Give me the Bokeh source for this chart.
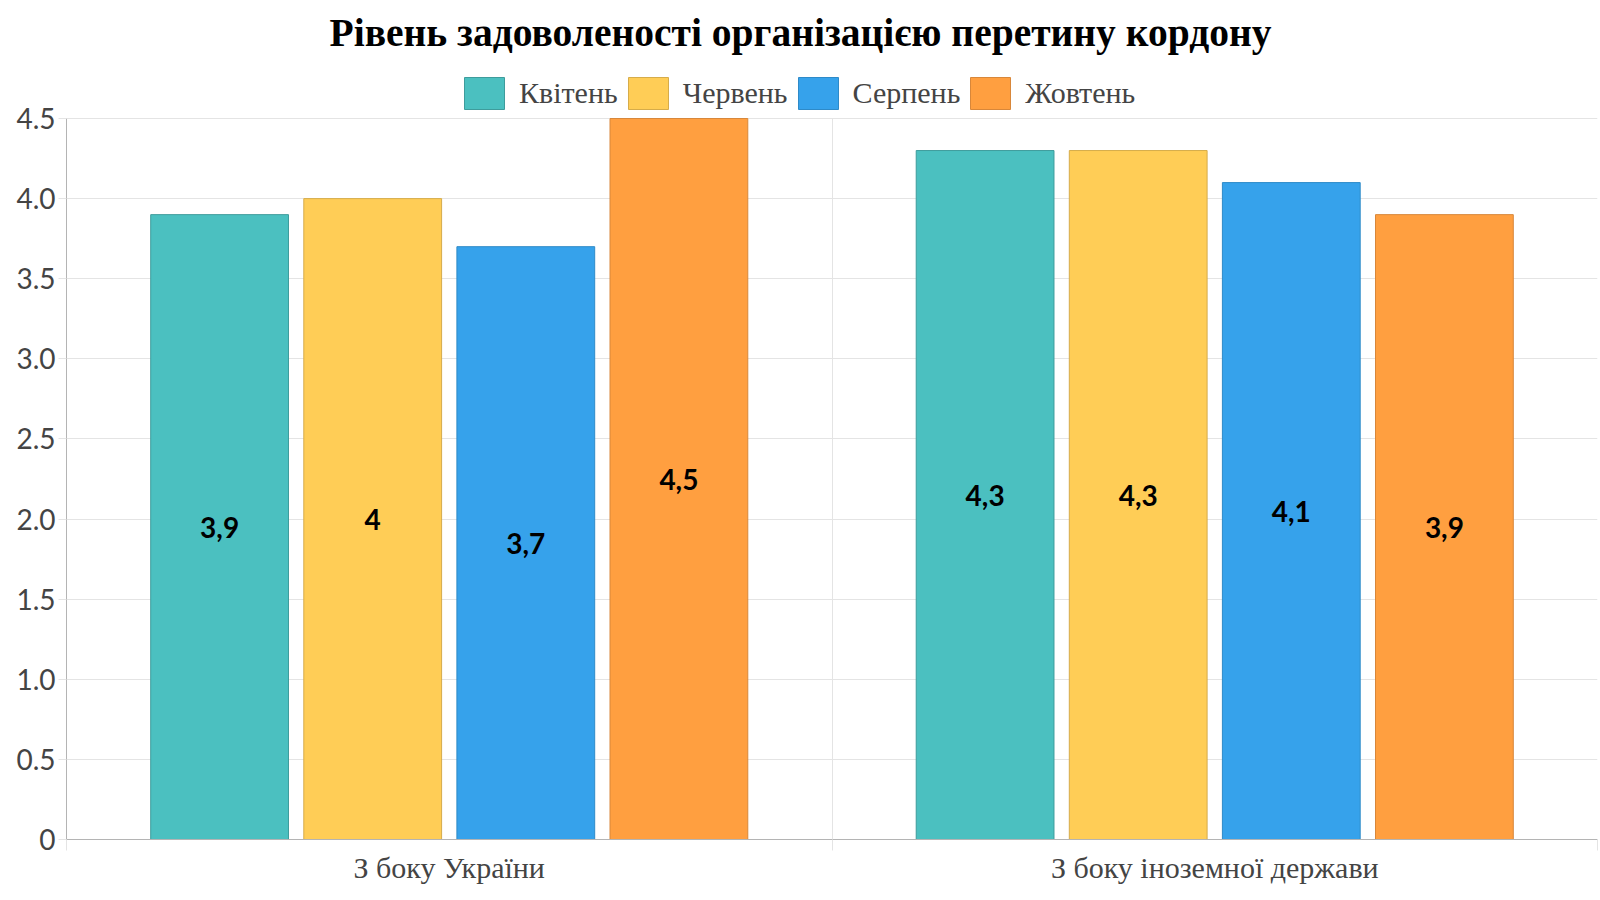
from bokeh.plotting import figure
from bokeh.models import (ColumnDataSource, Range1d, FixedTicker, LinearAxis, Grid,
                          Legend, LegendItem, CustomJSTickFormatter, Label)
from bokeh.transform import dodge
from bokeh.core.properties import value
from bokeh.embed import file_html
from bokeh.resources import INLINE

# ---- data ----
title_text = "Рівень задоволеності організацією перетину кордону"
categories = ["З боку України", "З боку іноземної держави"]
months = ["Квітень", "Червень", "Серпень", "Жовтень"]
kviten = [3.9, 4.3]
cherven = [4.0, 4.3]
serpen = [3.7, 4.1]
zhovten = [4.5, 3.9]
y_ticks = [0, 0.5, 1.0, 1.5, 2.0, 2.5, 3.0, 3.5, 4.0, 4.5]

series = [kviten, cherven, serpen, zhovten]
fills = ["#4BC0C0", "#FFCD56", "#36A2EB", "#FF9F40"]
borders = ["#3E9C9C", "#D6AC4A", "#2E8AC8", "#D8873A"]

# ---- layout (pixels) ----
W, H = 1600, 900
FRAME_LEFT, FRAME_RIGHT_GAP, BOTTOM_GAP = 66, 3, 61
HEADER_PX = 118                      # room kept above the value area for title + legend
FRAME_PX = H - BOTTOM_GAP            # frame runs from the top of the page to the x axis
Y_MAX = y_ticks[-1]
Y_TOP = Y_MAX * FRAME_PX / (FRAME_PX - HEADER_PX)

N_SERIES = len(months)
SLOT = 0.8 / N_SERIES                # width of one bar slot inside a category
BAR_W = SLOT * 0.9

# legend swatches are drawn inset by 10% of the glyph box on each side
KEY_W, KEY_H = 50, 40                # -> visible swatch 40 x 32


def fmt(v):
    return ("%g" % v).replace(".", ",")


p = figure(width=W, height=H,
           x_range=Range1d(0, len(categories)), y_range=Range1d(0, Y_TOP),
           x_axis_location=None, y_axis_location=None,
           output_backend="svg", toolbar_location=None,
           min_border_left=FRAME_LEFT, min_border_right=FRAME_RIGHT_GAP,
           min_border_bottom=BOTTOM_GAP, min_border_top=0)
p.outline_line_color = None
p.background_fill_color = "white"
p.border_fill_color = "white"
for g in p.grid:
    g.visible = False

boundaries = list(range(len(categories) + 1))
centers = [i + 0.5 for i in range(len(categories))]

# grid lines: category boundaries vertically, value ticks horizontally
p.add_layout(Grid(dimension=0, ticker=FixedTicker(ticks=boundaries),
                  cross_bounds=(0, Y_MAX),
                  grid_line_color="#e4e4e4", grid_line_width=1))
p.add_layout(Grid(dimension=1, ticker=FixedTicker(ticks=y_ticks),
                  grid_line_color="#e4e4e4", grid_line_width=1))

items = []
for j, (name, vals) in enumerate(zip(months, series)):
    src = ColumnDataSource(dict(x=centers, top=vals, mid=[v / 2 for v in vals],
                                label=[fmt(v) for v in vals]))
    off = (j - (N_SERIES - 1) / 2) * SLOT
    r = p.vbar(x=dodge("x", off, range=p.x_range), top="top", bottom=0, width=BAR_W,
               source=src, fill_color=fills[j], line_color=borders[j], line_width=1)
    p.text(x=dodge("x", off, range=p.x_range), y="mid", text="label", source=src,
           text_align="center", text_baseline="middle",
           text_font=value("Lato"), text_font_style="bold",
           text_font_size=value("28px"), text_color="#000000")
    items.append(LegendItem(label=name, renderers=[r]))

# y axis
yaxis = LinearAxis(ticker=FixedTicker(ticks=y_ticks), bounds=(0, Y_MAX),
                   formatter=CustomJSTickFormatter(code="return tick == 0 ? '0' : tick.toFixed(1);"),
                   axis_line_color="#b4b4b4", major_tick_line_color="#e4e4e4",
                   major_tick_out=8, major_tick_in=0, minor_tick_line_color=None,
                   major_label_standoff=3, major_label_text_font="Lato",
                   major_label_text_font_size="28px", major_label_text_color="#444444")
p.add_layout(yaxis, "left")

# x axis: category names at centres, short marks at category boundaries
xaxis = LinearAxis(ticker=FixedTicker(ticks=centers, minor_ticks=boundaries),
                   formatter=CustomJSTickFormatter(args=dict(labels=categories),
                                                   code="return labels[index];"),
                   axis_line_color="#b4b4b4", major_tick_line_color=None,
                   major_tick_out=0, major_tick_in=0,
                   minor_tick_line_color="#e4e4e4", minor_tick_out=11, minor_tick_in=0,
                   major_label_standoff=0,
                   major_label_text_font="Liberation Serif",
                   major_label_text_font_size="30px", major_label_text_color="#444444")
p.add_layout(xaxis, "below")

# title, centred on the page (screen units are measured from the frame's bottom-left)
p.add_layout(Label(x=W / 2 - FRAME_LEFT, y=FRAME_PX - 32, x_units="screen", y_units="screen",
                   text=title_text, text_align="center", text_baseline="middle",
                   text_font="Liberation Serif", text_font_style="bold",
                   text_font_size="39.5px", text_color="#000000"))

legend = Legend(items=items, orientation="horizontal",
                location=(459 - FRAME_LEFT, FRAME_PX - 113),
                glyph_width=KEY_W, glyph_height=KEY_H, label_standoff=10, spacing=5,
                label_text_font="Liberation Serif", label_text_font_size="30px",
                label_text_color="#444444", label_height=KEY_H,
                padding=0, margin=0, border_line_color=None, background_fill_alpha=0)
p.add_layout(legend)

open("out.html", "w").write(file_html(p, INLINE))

· · · · · · ·

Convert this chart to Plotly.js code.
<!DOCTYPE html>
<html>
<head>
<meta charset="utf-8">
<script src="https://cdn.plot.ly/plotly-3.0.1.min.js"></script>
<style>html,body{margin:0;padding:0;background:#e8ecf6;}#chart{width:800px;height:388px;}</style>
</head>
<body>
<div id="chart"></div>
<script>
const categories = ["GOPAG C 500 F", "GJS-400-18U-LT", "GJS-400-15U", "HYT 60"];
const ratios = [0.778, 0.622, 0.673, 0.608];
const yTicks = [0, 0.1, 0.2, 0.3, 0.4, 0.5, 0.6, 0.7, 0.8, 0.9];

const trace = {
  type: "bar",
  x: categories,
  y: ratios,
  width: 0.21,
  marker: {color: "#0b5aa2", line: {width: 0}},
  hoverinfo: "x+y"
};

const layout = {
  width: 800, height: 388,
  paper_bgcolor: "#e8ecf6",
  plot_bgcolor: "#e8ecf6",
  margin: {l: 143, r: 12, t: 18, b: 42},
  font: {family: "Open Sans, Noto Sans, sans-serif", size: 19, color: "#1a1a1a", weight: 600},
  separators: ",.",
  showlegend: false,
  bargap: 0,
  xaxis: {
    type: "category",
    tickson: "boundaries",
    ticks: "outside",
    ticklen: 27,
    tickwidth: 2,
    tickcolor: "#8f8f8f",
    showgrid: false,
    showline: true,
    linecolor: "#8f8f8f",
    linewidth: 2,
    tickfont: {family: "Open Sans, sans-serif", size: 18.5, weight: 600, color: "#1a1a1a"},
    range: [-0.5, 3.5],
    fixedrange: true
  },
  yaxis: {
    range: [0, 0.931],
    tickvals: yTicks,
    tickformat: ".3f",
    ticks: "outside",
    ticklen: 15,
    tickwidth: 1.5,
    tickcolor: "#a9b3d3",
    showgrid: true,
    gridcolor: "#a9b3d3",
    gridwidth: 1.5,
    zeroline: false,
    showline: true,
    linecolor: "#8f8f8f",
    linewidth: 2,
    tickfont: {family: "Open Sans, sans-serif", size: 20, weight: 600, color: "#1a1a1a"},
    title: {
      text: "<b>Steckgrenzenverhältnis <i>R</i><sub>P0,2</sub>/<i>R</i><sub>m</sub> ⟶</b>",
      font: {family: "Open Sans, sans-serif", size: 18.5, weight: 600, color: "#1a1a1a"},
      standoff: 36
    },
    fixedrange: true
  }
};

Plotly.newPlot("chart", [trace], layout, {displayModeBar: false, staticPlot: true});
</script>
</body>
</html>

· · · · · · ·

# Aim
Quote exactly what appears from the line containing "Give me the Bokeh source for this chart." through the line containing "from bokeh.resources import INLINE", both included, except for the pictures, and nothing more.

# Reply to the exercise
Give me the Bokeh source for this chart.
from bokeh.plotting import figure
from bokeh.models import (ColumnDataSource, Range1d, FixedTicker, LinearAxis, Grid,
                          Legend, LegendItem, CustomJSTickFormatter, Label)
from bokeh.transform import dodge
from bokeh.core.properties import value
from bokeh.embed import file_html
from bokeh.resources import INLINE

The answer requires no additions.